Appellees Ronald and Gloria Harper recovered a final judgment for $6,084.45, based on the trial court's finding that appellants Alfred and Theadora Bei had converted partnership funds. In addition, the court awarded the Harpers $500 actual damages and $10,500 punitive damages against Alfred Bei, based on its finding that his competition with the Harpers, through a corporation called Noel, Inc., constituted reprehensible unfair trade practice.

In seeking reversal of the trial court's judgment, the Beis raise two points.

1. Whether the trial court erred in entering judgment against Theadora Bei where no substantial, competent evidence existed to support the entry of such a judgment?
2. Whether the trial court erred in awarding the Harpers punitive damages where no substantial, competent evidence of malice or financial status of Alfred Bei and Noel, Inc., existed?

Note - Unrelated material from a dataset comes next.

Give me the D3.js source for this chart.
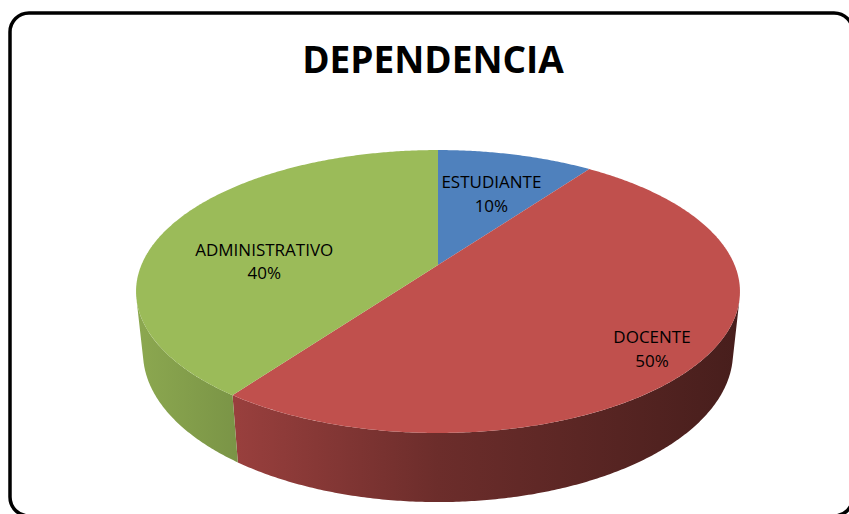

We have examined both the briefs and the incomplete record furnished us and extensively questioned counsel at oral argument. From our review, we conclude that the critical question we must address is whether the statement of the evidence approved by the trial court in the absence of a transcript of the trial proceedings is sufficient for appellate review purposes. We hold that it is not and affirm.

Florida Rule of Appellate Procedure 9.200(b)(3) provides the procedures to be followed where, as here, no transcript of the proceedings is available.

If no report of the proceedings was made, or if a transcript is unavailable, the appellant may prepare a statement of the evidence or proceedings from the best available means, including his recollection. The statement shall be served on the appellee, who may serve objections or proposed amendments thereto within 10 days of service. Thereafter, the statement and any objections or proposed amendments shall be submitted to the lower tribunal for settlement and approval. As settled and approved, the statement shall be included by the clerk of the lower tribunal in the record.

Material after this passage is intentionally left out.